魔法少女のコスプレをした20代後半のクールビューティーが女子高生にしてやられている。 なるほどー、『魔法』は異星の兵器。 パーティーメンバーには死んでほしくないな〜。地濃鑿なんか『混物語』でも元気そうだったし、と思ったけどあれは死人ともコラボするんだった。
第7話でついに誰か死ぬ。今まで『不死』で生き返ってきたから、宣言しなければならない。 どこかであるんじゃないかと期待していた魔法少女たちの名前についての話。

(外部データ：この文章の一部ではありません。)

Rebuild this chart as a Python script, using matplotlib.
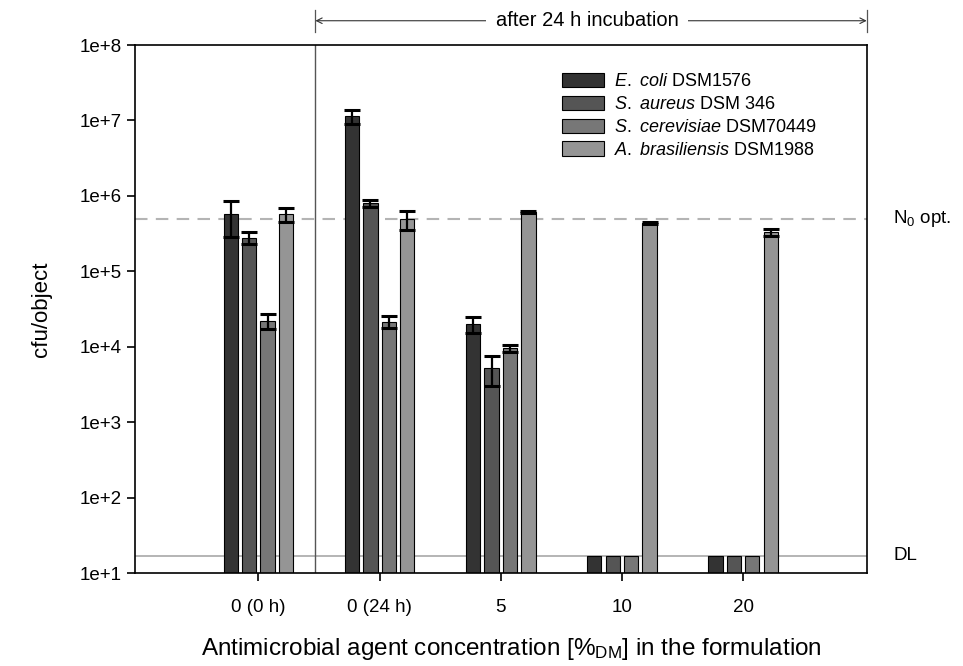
import numpy as np
import matplotlib
matplotlib.use("Agg")
import matplotlib.pyplot as plt
import matplotlib.transforms as mtransforms
from matplotlib.patches import Patch

plt.rcParams['font.family'] = ['Liberation Sans', 'DejaVu Sans']
plt.rcParams['mathtext.fontset'] = 'custom'
plt.rcParams['mathtext.rm'] = 'Liberation Sans'
plt.rcParams['mathtext.it'] = 'Liberation Sans:italic'

# data (cfu/object, mean and SD)
groups = ['0 (0 h)', '0 (24 h)', '5', '10', '20']
species = [r'$\it{E.\ coli}$ DSM1576', r'$\it{S.\ aureus}$ DSM 346',
           r'$\it{S.\ cerevisiae}$ DSM70449', r'$\it{A.\ brasiliensis}$ DSM1988']
colors = ['#333333', '#555555', '#777777', '#959595']

ecoli = [5.75e5, 1.15e7, 2.0e4, 17, 17]
ecoli_sd = [2.9e5, 2.4e6, 5.0e3, 0, 0]
saureus = [2.8e5, 8.0e5, 5.3e3, 17, 17]
saureus_sd = [5.0e4, 8.0e4, 2.3e3, 0, 0]
scerev = [2.2e4, 2.15e4, 9.5e3, 17, 17]
scerev_sd = [5.0e3, 4.0e3, 1.1e3, 0, 0]
abras = [5.75e5, 4.9e5, 6.1e5, 4.4e5, 3.3e5]
abras_sd = [1.2e5, 1.4e5, 1.5e4, 1.2e4, 3.5e4]

n0_opt = 5e5
det_limit = 17

means = [ecoli, saureus, scerev, abras]
sds = [ecoli_sd, saureus_sd, scerev_sd, abras_sd]

fig = plt.figure(figsize=(9.63, 6.66), dpi=100)
ax = fig.add_axes([0.140, 0.1396, 0.760, 0.7928])

x = np.arange(len(groups))
step = 0.152
width = 0.118
for i, (m, s) in enumerate(zip(means, sds)):
    pos = x + (i - 1.5) * step
    ax.bar(pos, m, width, color=colors[i], edgecolor='black', linewidth=0.8,
           label=species[i], zorder=2)
    m = np.array(m, dtype=float)
    s = np.array(s, dtype=float)
    has = s > 0
    ax.errorbar(pos[has], m[has], yerr=s[has], fmt='none', ecolor='black',
                elinewidth=1.6, capsize=6, capthick=2.2, zorder=3)

ax.set_yscale('log')
ax.set_ylim(10, 1e8)
ax.set_xlim(-1.02, 5.02)
ax.set_yticks([10 ** k for k in range(1, 9)])
ax.set_yticklabels(['1e+%d' % k for k in range(1, 9)])
ax.yaxis.set_minor_locator(matplotlib.ticker.NullLocator())
ax.set_xticks(x)
ax.set_xticklabels(groups)
ax.tick_params(axis='both', direction='out', length=6, width=1.2, labelsize=13.5)
ax.tick_params(axis='x', pad=13)
for sp in ax.spines.values():
    sp.set_linewidth(1.2)

ax.axhline(n0_opt, color='#b4b4b4', lw=1.5, dashes=(6, 4), zorder=1)
ax.axhline(det_limit, color='#a8a8a8', lw=1.2, zorder=1)
ax.axvline(0.47, color='#555555', lw=1.0, zorder=1)

side = mtransforms.blended_transform_factory(ax.transAxes, ax.transData)
ax.text(1.036, n0_opt, r'N$_0$ opt.', transform=side,
        fontsize=13.5, va='center', ha='left')
ax.text(1.036, det_limit, 'DL', transform=side,
        fontsize=13.5, va='center', ha='left')

# "after 24 h incubation" span on top
tr = mtransforms.blended_transform_factory(ax.transData, ax.transAxes)
x0, x1 = 0.47, 5.02
ax.annotate('', xy=(x0, 1.046), xytext=(x1, 1.046), xycoords=tr, textcoords=tr,
            arrowprops=dict(arrowstyle='<->', lw=0.8, color='#333333',
                            shrinkA=0, shrinkB=0))
for xv in (x0, x1):
    ax.plot([xv, xv], [1.025, 1.066], transform=tr, color='#555555', lw=0.9,
            clip_on=False)
ax.text((x0 + x1) / 2 - 0.03, 1.046, 'after 24 h incubation', transform=tr,
        ha='center', va='center', fontsize=14.5,
        bbox=dict(facecolor='white', edgecolor='none', pad=7))

ax.set_ylabel('cfu/object', fontsize=16, labelpad=20)
ax.set_xlabel(r'Antimicrobial agent concentration [%$_{\rm DM}$] in the formulation',
              fontsize=17.5, labelpad=14)
ax.xaxis.label.set_x(0.515)

handles = [Patch(facecolor=c, edgecolor='black', linewidth=0.8) for c in colors]
ax.legend(handles, species, loc='upper left', bbox_to_anchor=(0.562, 0.978),
          frameon=False, fontsize=13, handlelength=2.3, handleheight=0.85,
          labelspacing=0.3, handletextpad=0.55)

fig.savefig('out.png', dpi=100)
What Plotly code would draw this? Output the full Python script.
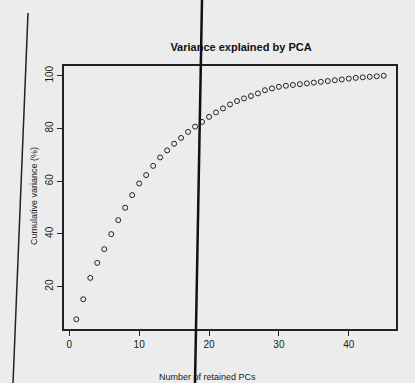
import plotly.graph_objects as go

# Data
n_pcs = list(range(1, 46))
cum_var = [7.6, 15.2, 23.3, 29.0, 34.2, 39.9, 45.2, 49.9, 54.7, 59.1,
           62.3, 65.8, 69.0, 71.7, 74.2, 76.4, 78.7, 80.7, 82.5, 84.4,
           86.1, 87.6, 89.1, 90.4, 91.4, 92.3, 93.3, 94.5, 95.2, 95.8,
           96.2, 96.5, 96.8, 97.1, 97.4, 97.7, 98.0, 98.3, 98.6, 98.9,
           99.2, 99.4, 99.6, 99.8, 100.0]
x_ticks = [0, 10, 20, 30, 40]
y_ticks = [20, 40, 60, 80, 100]

W, H = 415, 383
L, R, T, B = 64, 19, 66, 54

def px(x):
    return (x - L) / (W - L - R)

def py(y):
    return (H - B - y) / (H - T - B)

fig = go.Figure()
fig.add_trace(go.Scatter(
    x=n_pcs, y=cum_var, mode="markers",
    marker=dict(symbol="circle-open", size=5, color="#222222",
                line=dict(width=1, color="#222222")),
    showlegend=False, hoverinfo="skip"))

font = "Liberation Sans, Arial, sans-serif"
fig.update_layout(
    width=W, height=H,
    margin=dict(l=L, r=R, t=T, b=B),
    paper_bgcolor="#ececec", plot_bgcolor="#ececec",
    font=dict(family=font, color="#1a1a1a", size=10),
    title=dict(text="<b>Variance explained by PCA</b>", x=px(241), xanchor="center",
               xref="paper", y=1 - 47 / H, yanchor="middle",
               font=dict(size=11, family=font, color="#111")),
    xaxis=dict(range=[-0.76, 46.76], tickvals=x_ticks, showgrid=False,
               zeroline=False, showline=True, mirror=True, linecolor="#222",
               linewidth=1.5, ticks="outside", ticklen=5, tickcolor="#222",
               tickfont=dict(size=10, color="#1a1a1a")),
    yaxis=dict(range=[3.9, 103.7], tickvals=y_ticks, showgrid=False,
               zeroline=False, showline=True, mirror=True, linecolor="#222",
               linewidth=1.5, ticks="outside", ticklen=5, tickcolor="#222",
               tickangle=-90, tickfont=dict(size=10, color="#1a1a1a")),
)

# axis titles placed where the page shows them
fig.add_annotation(text="Number of retained PCs", xref="paper", yref="paper",
                   x=px(207), y=py(377), xanchor="center", yanchor="middle",
                   showarrow=False, font=dict(size=9, color="#1a1a1a"))
fig.add_annotation(text="Cumulative variance (%)", xref="paper", yref="paper",
                   x=px(34), y=py(196), xanchor="center", yanchor="middle",
                   textangle=-90, showarrow=False,
                   font=dict(size=9, color="#1a1a1a"))

# scan artifacts: dark fold lines on the photocopied page
fig.add_shape(type="line", xref="paper", yref="paper",
              x0=px(202), y0=py(0), x1=px(195), y1=py(383),
              line=dict(color="#111", width=2.5))
fig.add_shape(type="line", xref="paper", yref="paper",
              x0=px(28), y0=py(13), x1=px(13), y1=py(383),
              line=dict(color="#222", width=1.5))

fig.write_html(
    "out.html",
    config={"displayModeBar": False},
    post_script="document.body.style.margin='0';"
                "document.body.style.overflow='hidden';"
                "document.body.style.background='#ececec';")
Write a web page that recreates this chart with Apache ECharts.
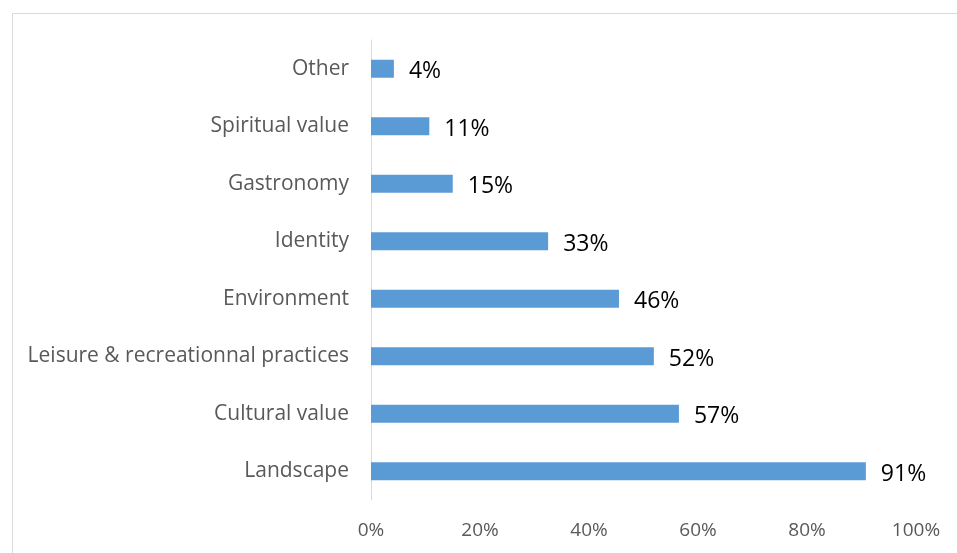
<!DOCTYPE html>
<html>
<head>
<meta charset="utf-8">
<script src="https://cdn.jsdelivr.net/npm/echarts@6/dist/echarts.min.js"></script>
<style>
  html, body { margin: 0; padding: 0; background: #fff; }
  #chart { width: 957px; height: 553px; }
</style>
</head>
<body>
<div id="chart"></div>
<script>
// categories, bottom to top
var categories = ['Landscape', 'Cultural value', 'Leisure & recreationnal practices', 'Environment', 'Identity', 'Gastronomy', 'Spiritual value', 'Other'];
// shares in % (labels show them rounded)
var values = [90.8, 56.5, 51.9, 45.5, 32.5, 15.0, 10.7, 4.2];
var xTicks = [0, 20, 40, 60, 80, 100];

var chart = echarts.init(document.getElementById('chart'));
var font = 'Open Sans, Liberation Sans, sans-serif';

var option = {
  animation: false,
  graphic: [{
    type: 'rect',
    left: 10, top: 11,
    shape: { width: 960, height: 560 },
    style: { fill: 'none', stroke: '#d9d9d9', lineWidth: 1 }
  }],
  grid: { left: 371, right: 41, top: 40, bottom: 53 },
  xAxis: {
    type: 'value',
    min: xTicks[0],
    max: xTicks[xTicks.length - 1],
    interval: 20,
    axisLine: { show: false },
    axisTick: { show: false },
    splitLine: { show: false },
    axisLabel: { formatter: '{value}%', color: '#595959', fontSize: 19, fontFamily: font, margin: 21 }
  },
  yAxis: {
    type: 'category',
    data: categories,
    axisLine: { show: true, lineStyle: { color: '#d9d9d9', width: 1 } },
    axisTick: { show: false },
    axisLabel: { color: '#595959', fontSize: 21, fontFamily: font, margin: 22 }
  },
  series: [{
    type: 'bar',
    data: values,
    barWidth: 18,
    itemStyle: { color: '#5b9bd5' },
    label: {
      show: true,
      position: 'right',
      distance: 15,
      formatter: function (p) { return Math.round(p.value) + '%'; },
      color: '#000',
      fontSize: 23,
      fontFamily: font,
      offset: [0, 3]
    }
  }]
};
chart.setOption(option);
</script>
</body>
</html>
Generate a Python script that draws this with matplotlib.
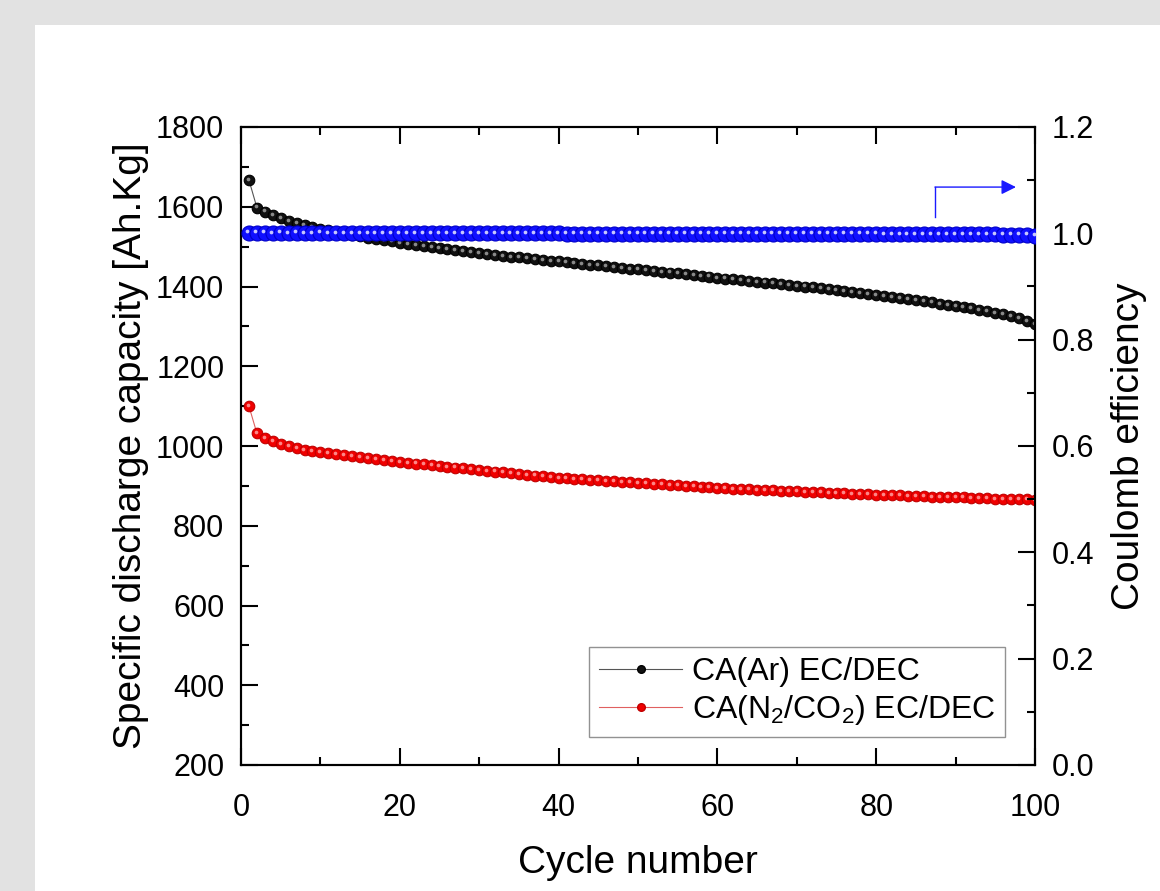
import matplotlib
matplotlib.use("Agg")
import matplotlib.pyplot as plt
from matplotlib.ticker import MultipleLocator
from matplotlib.transforms import offset_copy
from matplotlib.patches import Rectangle
from matplotlib.lines import Line2D

plt.rcParams['font.family'] = ['Liberation Sans', 'DejaVu Sans']
plt.rcParams['mathtext.fontset'] = 'custom'
plt.rcParams['mathtext.rm'] = 'Liberation Sans'
plt.rcParams['mathtext.it'] = 'Liberation Sans'

cycles = list(range(1, 101))

cap_ar = [1667, 1598, 1588, 1580, 1572, 1565, 1560, 1554, 1549, 1545,
          1541, 1537, 1533, 1529, 1526, 1522, 1519, 1516, 1513, 1510,
          1507, 1504, 1501, 1498, 1496, 1493, 1491, 1488, 1486, 1484,
          1481, 1479, 1477, 1475, 1473, 1471, 1469, 1467, 1465, 1463,
          1461, 1459, 1457, 1455, 1453, 1451, 1449, 1447, 1445, 1443,
          1441, 1439, 1437, 1435, 1433, 1431, 1429, 1427, 1425, 1422,
          1420, 1418, 1416, 1414, 1412, 1410, 1408, 1406, 1404, 1402,
          1400, 1398, 1396, 1394, 1391, 1389, 1387, 1384, 1382, 1379,
          1377, 1374, 1371, 1369, 1366, 1363, 1360, 1357, 1354, 1351,
          1348, 1345, 1341, 1338, 1334, 1330, 1325, 1320, 1314, 1306]

cap_n2co2 = [1100, 1032, 1020, 1012, 1005, 999, 995, 991, 988, 985,
             982, 979, 977, 974, 972, 970, 968, 966, 962, 960,
             958, 956, 954, 952, 950, 948, 946, 944, 942, 940,
             938, 936, 934, 932, 930, 928, 926, 924, 922, 920,
             919, 917, 916, 915, 914, 912, 911, 910, 909, 907,
             906, 905, 904, 902, 901, 900, 899, 897, 896, 895,
             894, 893, 892, 891, 890, 890, 889, 888, 887, 886,
             885, 884, 884, 883, 882, 881, 880, 879, 879, 878,
             877, 877, 876, 875, 875, 874, 873, 873, 872, 871,
             871, 870, 869, 869, 868, 867, 867, 866, 866, 865]

coulomb_eff = [1.001, 1.001, 1.001, 1.000, 1.001, 1.000, 1.001, 1.000, 1.000, 1.001,
               1.000, 1.000, 1.000, 1.000, 1.000, 1.000, 1.000, 1.000, 1.000, 1.000,
               1.000, 1.000, 1.000, 1.000, 1.000, 1.000, 1.000, 1.000, 1.000, 1.000,
               1.000, 1.000, 1.000, 1.000, 1.000, 1.000, 1.000, 1.000, 1.000, 1.000,
               0.999, 0.999, 0.999, 0.999, 0.999, 0.999, 0.999, 0.999, 0.999, 0.999,
               0.999, 0.999, 0.999, 0.999, 0.999, 0.999, 0.999, 0.999, 0.999, 0.999,
               0.999, 0.999, 0.999, 0.999, 0.999, 0.999, 0.999, 0.999, 0.999, 0.999,
               0.999, 0.999, 0.999, 0.999, 0.999, 0.999, 0.999, 0.999, 0.999, 0.999,
               0.998, 0.998, 0.998, 0.998, 0.998, 0.998, 0.998, 0.998, 0.998, 0.998,
               0.998, 0.998, 0.998, 0.998, 0.998, 0.997, 0.997, 0.997, 0.997, 0.995]

label_ar = 'CA(Ar) EC/DEC'
label_n2 = r'CA(N$_2$/CO$_2$) EC/DEC'

fig = plt.figure(figsize=(11.6, 8.91), dpi=100)
fig.patch.set_facecolor('#e2e2e2')
fig.patches.append(Rectangle((35 / 1160, 0), 1, 1 - 25 / 891, transform=fig.transFigure,
                             facecolor='white', edgecolor='none', zorder=-10))

ax = fig.add_axes([241 / 1160, 1 - 765 / 891, (1035 - 241) / 1160, (765 - 127) / 891])
ax.set_facecolor('none')
ax2 = ax.twinx()


def balls(axis, x, y, color, edge, hl, ms, lw, lcolor, z, hs=0.35):
    axis.plot(x, y, '-', color=lcolor, lw=lw, zorder=z)
    axis.plot(x, y, 'o', color=color, ms=ms, mec=edge, mew=0.8, zorder=z + 0.1)
    tr = offset_copy(axis.transData, fig=fig, x=-ms * 0.1, y=ms * 0.1, units='points')
    axis.plot(x, y, 'o', color=hl, ms=ms * hs, mew=0, alpha=0.85, transform=tr, zorder=z + 0.2)


balls(ax, cycles, cap_ar, '#111111', 'black', '#a0a0a0', 7.6, 0.8, '#555555', 3)
balls(ax, cycles, cap_n2co2, '#f00000', '#c00000', '#ffa0a0', 7.6, 0.8, '#e06060', 3)
balls(ax2, cycles, coulomb_eff, '#1010ff', '#0000c8', '#e8e8ff', 10.8, 0.8, '#1010ff', 3, hs=0.25)

ax.set_xlim(0, 100)
ax.set_ylim(200, 1800)
ax2.set_ylim(0.0, 1.2)

ax.xaxis.set_major_locator(MultipleLocator(20))
ax.xaxis.set_minor_locator(MultipleLocator(10))
ax.yaxis.set_major_locator(MultipleLocator(200))
ax.yaxis.set_minor_locator(MultipleLocator(100))
ax2.yaxis.set_major_locator(MultipleLocator(0.2))
ax2.yaxis.set_minor_locator(MultipleLocator(0.1))
ax2.yaxis.set_major_formatter(plt.FuncFormatter(lambda v, p: f'{v:.1f}'))

for a in (ax, ax2):
    for s in a.spines.values():
        s.set_linewidth(1.5)
        s.set_color('black')

ax.tick_params(which='both', direction='in', top=True, right=False, width=1.5, labelsize=22)
ax.tick_params(which='major', length=12)
ax.tick_params(which='minor', length=6)
ax.tick_params(axis='x', which='major', pad=20)
ax.tick_params(axis='y', which='major', pad=12)
ax2.tick_params(which='both', direction='in', width=1.5, labelsize=22)
ax2.tick_params(which='major', length=12, pad=12)
ax2.tick_params(which='minor', length=6)

ax.set_xlabel('Cycle number', fontsize=28, labelpad=16)
ax.set_ylabel('Specific discharge capacity [Ah.Kg]', fontsize=28, labelpad=5)
ax2.set_ylabel('Coulomb efficiency', fontsize=28, labelpad=12)

# arrow pointing to the right axis
ax2.plot([87.4, 87.4], [1.031, 1.087], color='#1a1aff', lw=1.0, zorder=4)
ax2.annotate('', xy=(97.6, 1.087), xytext=(87.4, 1.087),
             arrowprops=dict(arrowstyle='-|>', color='#1a1aff', lw=1.0,
                             mutation_scale=22, shrinkA=0, shrinkB=0), zorder=4)

h1 = Line2D([], [], color='#555555', lw=0.8, marker='o', ms=5.5, mfc='#111111', mec='black')
h2 = Line2D([], [], color='#e06060', lw=0.8, marker='o', ms=5.5, mfc='#f00000', mec='#c00000')
leg = ax2.legend([h1, h2], [label_ar, label_n2], loc='lower right',
                 bbox_to_anchor=(0.962, 0.044), fontsize=23, frameon=True, fancybox=False,
                 edgecolor='#777777', handlelength=2.6, handletextpad=0.3,
                 borderpad=0.3, labelspacing=0.2, borderaxespad=0)
leg.get_frame().set_linewidth(1.0)

fig.savefig('out.png', dpi=100, facecolor=fig.get_facecolor())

チーム『白夜』の「S」統一に気付いてなかった。 「ス」が多いとは思ったが、「シャトル」が当てはまらないから結局法則はないものとしていた。
第8話冒頭で「第二の死者が生まれる」と言っておいて誰も死んでないやんけ!と思っていたがそれはミスリードで、文字通りの出来事が起こった。 魔法少女名にちゃんと語源というか由来があったけど、読者にすれば無いようなもん(笑) 「わかるか、そんなの」って言ってる通り。火星語がマイナー言語を基にしたとかでもなければ推測できんわい。 『憎悪』は名も無き研修生の魔法だった。
『魔女』の資格は確かに納得できるけど、直後の展開よ。 『白夜』の面々に資格が無い理由がそんなことだとは思わなかった。まさかの生々しさを帯びてくる。 今までとは別の意味で話が重い。 空々マジか。地球を倒すために純潔を貫く。無感情の少年兵とすれば変ではないのかな? とはいえ、誰が『究極魔法』を受け継ぐのが一番いいだろう→僕だ→じゃあ僕が受け継ごう、くらい躊躇が無い。
最後まで生き残ったメンバーはこの後も登場してくれないかなと期待はしていたが、全員味方になるのは予想を超えてきた。 『スパート』はあの捨て台詞があったから絶対どこかで殺し合うと思っていた。
最後に『火星語』の解説まで載ってる。コードネームの方はだいぶ皮肉混じりですね。 「カーテン」=「こっち」なの?(笑)「天才」5つもそれはそれで適当感あるな。 へー、三人称多視点はこれが初めて。確かに何となく読み味が違った。

本来は『悲痛伝』だけで終わるはずだったという言葉が全く信じられない。 ずっと、四国編は『悲業伝』までの4冊(各県1冊)だと思っていた。それでも収まってなかった。 10巻で終わりだというのは見えているので、長編があと1つか2つだろうか。 地球を倒したときに英雄は普通の少年になっているのか。
この四国編はビジュアルとして見たい場面と見たくない場面が多すぎる~。 春秋戦争は凄惨。サイズが合ってない大人2人のコスチューム姿は絶対に面白い。 後半の氷上はもはや癒しキャラ。空々に対する氷上のガチなのか分からん感じも見てみたい。